Those guys? I remember when they were playing on the patios of taco restaurants! -You, in 10 Years
Those guys? I remember when they were playing on the patios of taco restaurants! -You, in 10 Years

Some records, you know within a minute or two of pressing play that you're in the presence of an extraordinary talent. I don't know how best to characterize the lineage that Sloucher's Certainty EP (out today on Swoon Records) descends from, but if you're a devotee of NW (and NW-adjacent) indie pop of the past, oh, 25 years, I'd be willing to bet that it contains at least a few of your favorite bands. It's not that this wee seven song release is as good as or sounds exactly like the artists I'm hesitating to name for fear of putting undue pressure on a band that's really still emerging***, it's that, for lack of a more elegant term, they're sort of drinking the same water. Breathing the same air? Vaping the same hash oil? Whatever. Metaphors are stupid. I just know that the moment heard this record it sounded deeply familiar. Not because it's derivative, but because the sounds it's made from are the default mode of my musical consciousness, pleasure center, and soul. Whatever that may or may not be worth in the swingin' marketplace of ideas, it means a lot to me. Dusky voiced songwriter Jay Clancy has my melodic number. The lyrics are smart and rhythmic, the playing is nimble and inventive, the scale is humble, even the distortion is pleasing. Also pleasing: They're playing tonight at 6pm. For FREE. On the patio at Rancho Bravo. Actually, the patio at Rancho Bravo is not that pleasing. But maybe with a band on it? (Several bands: Bod are also on the bill, along with one of my all-time favorite local artists: GUESTS.) Next weekend the whole area will be walled off and teeming with people. Next time Sloucher plays, it probably won't be on a patio. You know what that means? Kenny Rogers & Sheena Easton did.

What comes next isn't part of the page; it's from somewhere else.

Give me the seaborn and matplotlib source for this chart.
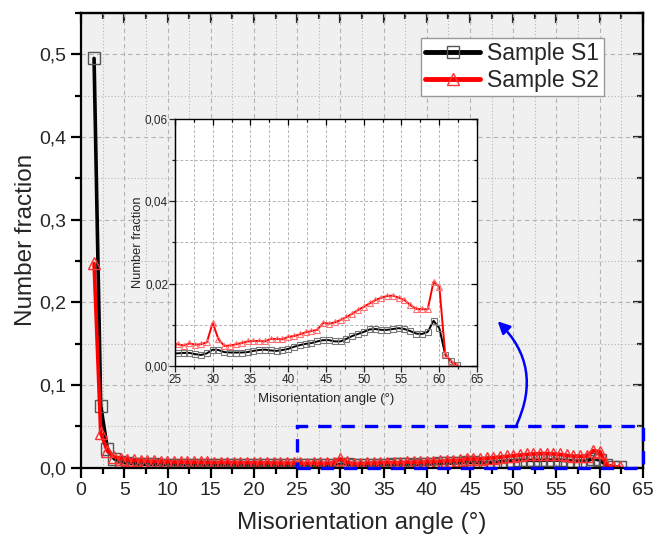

***The Bands I Felt Weird About Using as Points of Comparison, Because It's One EP, and Even Though It's Great, There's Great and There's Great, But Don't Let's Be All Coy When We're on the Stupid Internet, Shall We?

Grandaddy (first album), Elliott Smith (especially on "Dreams" and "Certainty"), Pavement, Built to Spill, Death Cab, Pedro, Shins, Sebadoh, Bedhead/New Year, some Yo La Tengo, et al. More contemporary referents: Telekinesis, Say Hi. There is also a heavy scent of the Globes, the Seattle group that released a brilliant LP and a very good EP before disbanding a few years ago. That stands to reason, since Sloucher guitarist Kyle Musselwhite was in that group, too.